§ **Task statement**
Among the entries that follow, locate the line with "Write the matplotlib code for this chart." and the line with "from matplotlib.lines import Line2D". Output those lines and all lines in between, exactly, minus the pictures.

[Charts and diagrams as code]
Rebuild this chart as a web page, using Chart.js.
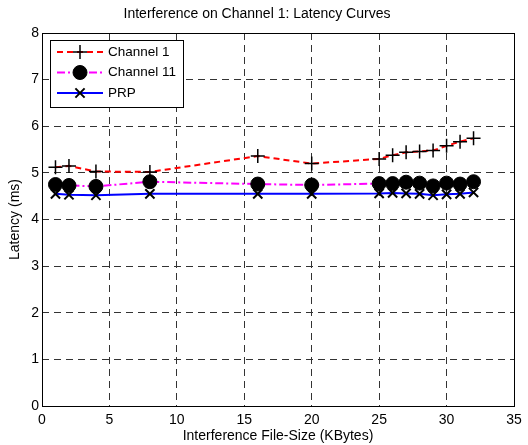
<!DOCTYPE html>
<html>
<head>
<meta charset="utf-8">
<script src="https://cdn.jsdelivr.net/npm/chart.js@4"></script>
<style>
  html, body { margin: 0; padding: 0; background: #fff; }
  #wrap { width: 528px; height: 445px; }
</style>
</head>
<body>
<div id="wrap"><canvas id="latencyChart" width="528" height="445"></canvas></div>
<script>
// file sizes (KBytes)
let fileSizes = [1, 2, 4, 8, 16, 20, 25, 26, 27, 28, 29, 30, 31, 32];
// latency values (ms)
let channel1 = [5.12, 5.15, 5.03, 5.02, 5.36, 5.2, 5.3, 5.38, 5.44, 5.46, 5.48, 5.58, 5.67, 5.74];
let channel11 = [4.75, 4.73, 4.71, 4.81, 4.76, 4.74, 4.77, 4.77, 4.8, 4.78, 4.72, 4.78, 4.76, 4.81];
let prp = [4.55, 4.53, 4.52, 4.55, 4.55, 4.55, 4.56, 4.57, 4.56, 4.55, 4.52, 4.54, 4.55, 4.58];
let seriesNames = ['Channel 1', 'Channel 11', 'PRP'];

let xTicks = [0, 5, 10, 15, 20, 25, 30, 35];
let yTicks = [0, 1, 2, 3, 4, 5, 6, 7, 8];

const FONT = 'Liberation Sans, Arial, sans-serif';

function pts(ys) {
  return fileSizes.map((x, i) => ({ x: x, y: ys[i] }));
}

// marker in black, like the plotted points
function marker(ctx, ds, x, y) {
  ctx.save();
  ctx.strokeStyle = '#000';
  ctx.fillStyle = '#000';
  ctx.lineWidth = ds.pointBorderWidth;
  Chart.helpers.drawPoint(ctx, { pointStyle: ds.pointStyle, radius: ds.pointRadius, borderWidth: ds.pointBorderWidth, rotation: 0 }, x, y);
  ctx.restore();
}

// box around plot area + legend with line samples and markers
const boxAndLegend = {
  id: 'boxAndLegend',
  afterDraw(chart) {
    const ctx = chart.ctx;
    const a = chart.chartArea;
    ctx.save();
    ctx.strokeStyle = '#000';
    ctx.lineWidth = 1;
    ctx.setLineDash([]);
    ctx.strokeRect(a.left + 0.5, a.top + 0.5, a.right - a.left, a.bottom - a.top);

    const lx = a.left + 8, ly = a.top + 7, lw = 133, lh = 67;
    ctx.fillStyle = '#fff';
    ctx.fillRect(lx, ly, lw, lh);
    ctx.strokeRect(lx + 0.5, ly + 0.5, lw, lh);
    ctx.font = '13.5px ' + FONT;
    ctx.textBaseline = 'middle';
    chart.data.datasets.forEach((ds, i) => {
      const yy = ly + 12 + i * 20.5;
      ctx.strokeStyle = ds.borderColor;
      ctx.lineWidth = ds.borderWidth;
      ctx.setLineDash(ds.borderDash || []);
      ctx.beginPath();
      ctx.moveTo(lx + 7, yy);
      ctx.lineTo(lx + 53, yy);
      ctx.stroke();
      ctx.setLineDash([]);
      marker(ctx, ds, lx + 30, yy);
      ctx.fillStyle = '#000';
      ctx.fillText(ds.label, lx + 58, yy);
    });
    ctx.restore();
  }
};

new Chart(document.getElementById('latencyChart').getContext('2d'), {
  type: 'line',
  data: {
    datasets: [{
      label: seriesNames[0],
      data: pts(channel1),
      borderColor: '#ff0000',
      borderWidth: 2,
      borderDash: [6, 4],
      pointStyle: 'cross',
      pointRadius: 7,
      pointBorderWidth: 1.5,
      pointBorderColor: '#000',
      pointBackgroundColor: '#000'
    }, {
      label: seriesNames[1],
      data: pts(channel11),
      borderColor: '#ff00ff',
      borderWidth: 2,
      borderDash: [8, 3, 2, 3],
      pointStyle: 'circle',
      pointRadius: 7,
      pointBorderWidth: 1,
      pointBorderColor: '#000',
      pointBackgroundColor: '#000'
    }, {
      label: seriesNames[2],
      data: pts(prp),
      borderColor: '#0000ff',
      borderWidth: 2,
      borderDash: [],
      pointStyle: 'crossRot',
      pointRadius: 6.5,
      pointBorderWidth: 2,
      pointBorderColor: '#000',
      pointBackgroundColor: '#000'
    }]
  },
  options: {
    responsive: false,
    animation: false,
    layout: { padding: { left: 0, right: 14, top: 0, bottom: 0 } },
    plugins: {
      legend: { display: false },
      tooltip: { enabled: false },
      title: {
        display: true,
        text: 'Interference on Channel 1: Latency Curves',
        color: '#000',
        font: { family: FONT, size: 14, weight: 'normal' },
        padding: { top: 6, bottom: 10.2 }
      }
    },
    scales: {
      x: {
        type: 'linear',
        min: 0,
        max: 35,
        afterBuildTicks: s => { s.ticks = xTicks.map(v => ({ value: v })); },
        afterFit: s => { s.height = 39; },
        ticks: { color: '#000', font: { family: FONT, size: 14 }, padding: 6 },
        grid: { color: '#333', lineWidth: 1, drawTicks: false },
        border: { display: false, dash: [7, 5] },
        title: {
          display: true,
          text: 'Interference File-Size (KBytes)',
          color: '#000',
          font: { family: FONT, size: 14 },
          padding: { top: 0, bottom: 0 }
        }
      },
      y: {
        type: 'linear',
        min: 0,
        max: 8,
        afterBuildTicks: s => { s.ticks = yTicks.map(v => ({ value: v })); },
        afterFit: s => { s.width = 42; },
        ticks: { color: '#000', font: { family: FONT, size: 14 }, padding: 3 },
        grid: { color: '#333', lineWidth: 1, drawTicks: false },
        border: { display: false, dash: [7, 5] },
        title: {
          display: true,
          text: 'Latency (ms)',
          color: '#000',
          font: { family: FONT, size: 14 },
          padding: { top: 6.5, bottom: 0 }
        }
      }
    }
  },
  plugins: [boxAndLegend]
});
</script>
</body>
</html>
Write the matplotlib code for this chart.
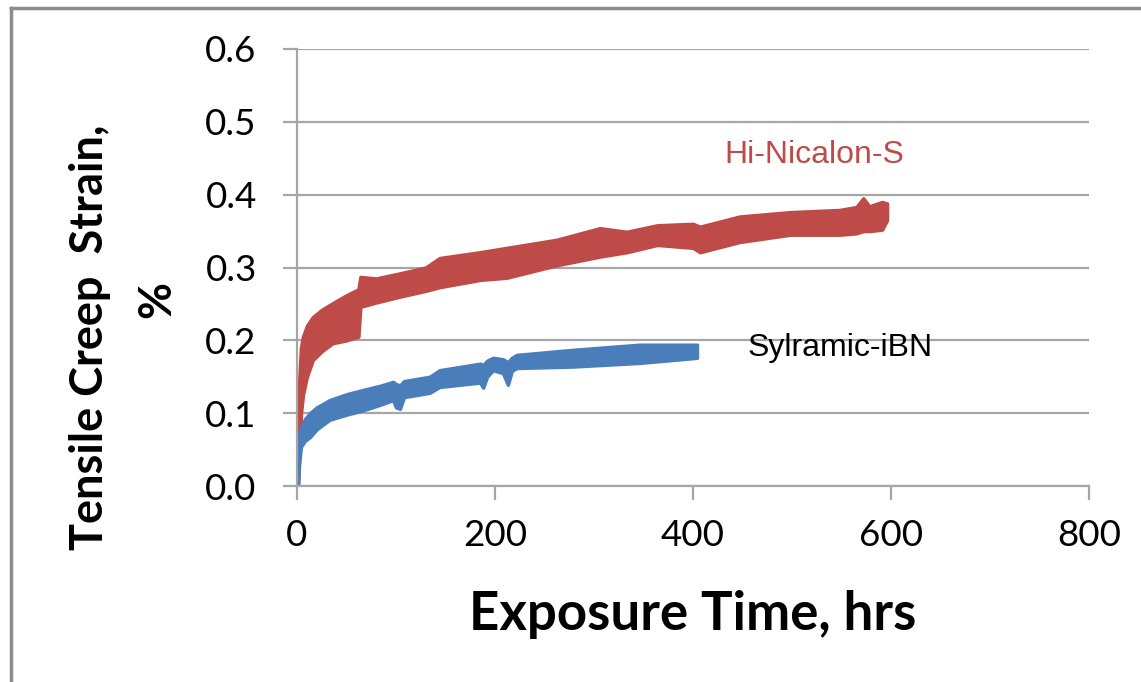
import matplotlib
matplotlib.use("Agg")
import matplotlib.pyplot as plt
from matplotlib.lines import Line2D

# Hi-Nicalon-S creep band (upper / lower envelope of noisy trace)
red_t = [0, 1, 2, 4, 6, 10, 16, 25, 36, 50, 62, 64, 80, 104, 130, 144, 185,
         212, 262, 306, 333, 364, 400, 407, 447, 498, 548, 565, 572, 578,
         591, 596]
red_hi = [0.0, 0.08, 0.14, 0.19, 0.205, 0.22, 0.232, 0.242, 0.251, 0.262,
          0.270, 0.287, 0.285, 0.292, 0.300, 0.313, 0.321, 0.327, 0.338,
          0.354, 0.349, 0.358, 0.360, 0.356, 0.370, 0.376, 0.379, 0.383,
          0.395, 0.384, 0.390, 0.388]
red_lo = [0.0, 0.0, 0.03, 0.10, 0.125, 0.15, 0.173, 0.185, 0.196, 0.200,
          0.205, 0.246, 0.252, 0.260, 0.268, 0.273, 0.283, 0.286, 0.303,
          0.315, 0.321, 0.331, 0.327, 0.321, 0.335, 0.345, 0.345, 0.347,
          0.350, 0.350, 0.352, 0.365]

# Sylramic-iBN creep band
blue_t = [0, 1, 2, 4, 8, 13, 20, 33, 50, 67, 85, 97, 100, 104, 108, 134,
          144, 185, 188, 192, 198, 208, 213, 217, 222, 279, 346, 404]
blue_hi = [0.0, 0.03, 0.07, 0.081, 0.092, 0.100, 0.108, 0.118, 0.126, 0.132,
           0.138, 0.143, 0.140, 0.138, 0.144, 0.150, 0.159, 0.168, 0.166,
           0.172, 0.176, 0.174, 0.170, 0.176, 0.180, 0.187, 0.194, 0.194]
blue_lo = [0.0, 0.0, 0.03, 0.054, 0.062, 0.067, 0.078, 0.091, 0.098, 0.104,
           0.112, 0.118, 0.108, 0.106, 0.122, 0.128, 0.136, 0.142, 0.135,
           0.150, 0.159, 0.155, 0.139, 0.158, 0.162, 0.164, 0.169, 0.176]

xticks = [0, 200, 400, 600, 800]
yticks = [0.0, 0.1, 0.2, 0.3, 0.4, 0.5, 0.6]

RED = "#BE4B48"
BLUE = "#4A7EBB"
GRID = "#A6A6A6"
W, H = 1141, 682

fig = plt.figure(figsize=(W / 100, H / 100), dpi=100)
ax = fig.add_axes([297 / W, 1 - 486 / H, 792 / W, 437 / H])

ax.fill_between(red_t, red_lo, red_hi, color=RED, lw=2.5, edgecolor=RED)
ax.fill_between(blue_t, blue_lo, blue_hi, color=BLUE, lw=2.5, edgecolor=BLUE)

ax.set_xlim(0, 800)
ax.set_ylim(0, 0.6)
ax.set_xticks(xticks)
ax.set_yticks(yticks)
ax.set_yticklabels([f"{v:.1f}" for v in yticks])
ax.grid(axis="y", color=GRID, lw=1.6)
ax.set_axisbelow(True)
for s in ["top", "right"]:
    ax.spines[s].set_visible(False)
for s in ["left", "bottom"]:
    ax.spines[s].set_color(GRID)
    ax.spines[s].set_linewidth(1.6)
ax.tick_params(axis="both", colors=GRID, width=1.6, length=10,
               labelcolor="black", labelsize=26.5)
ax.tick_params(axis="y", pad=19)
ax.tick_params(axis="x", pad=14)
for lab in ax.get_xticklabels() + ax.get_yticklabels():
    lab.set_family("Lato")

ax.set_xlabel("Exposure Time, hrs", family="Lato", fontweight="bold",
              fontsize=38, labelpad=27)

# y title: two lines placed separately, as in the original
fig.text(90 / W, 1 - 337 / H, "Tensile Creep  Strain,", family="Lato",
         fontweight="bold", fontsize=32.5, rotation=90,
         ha="center", va="center")
fig.text(157 / W, 1 - 299 / H, "%", family="Lato",
         fontweight="bold", fontsize=32.5, rotation=90,
         ha="center", va="center")

ax.text(523, 0.454, "Hi-Nicalon-S", color=RED, fontsize=23,
        family="Liberation Sans", ha="center", va="center")
ax.text(549, 0.189, "Sylramic-iBN", color="black", fontsize=23,
        family="Liberation Sans", ha="center", va="center")

# outer chart frame (only left and top edges visible)
fig.add_artist(Line2D([11 / W, 11 / W], [0, 1 - 8 / H],
                      color="#8C8C8C", lw=2.5))
fig.add_artist(Line2D([11 / W, 1], [1 - 8 / H, 1 - 8 / H],
                      color="#8C8C8C", lw=2.5))

fig.savefig("out.png", dpi=100)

§ **The response**
Write the matplotlib code for this chart.
import matplotlib
matplotlib.use("Agg")
import matplotlib.pyplot as plt
from matplotlib.lines import Line2D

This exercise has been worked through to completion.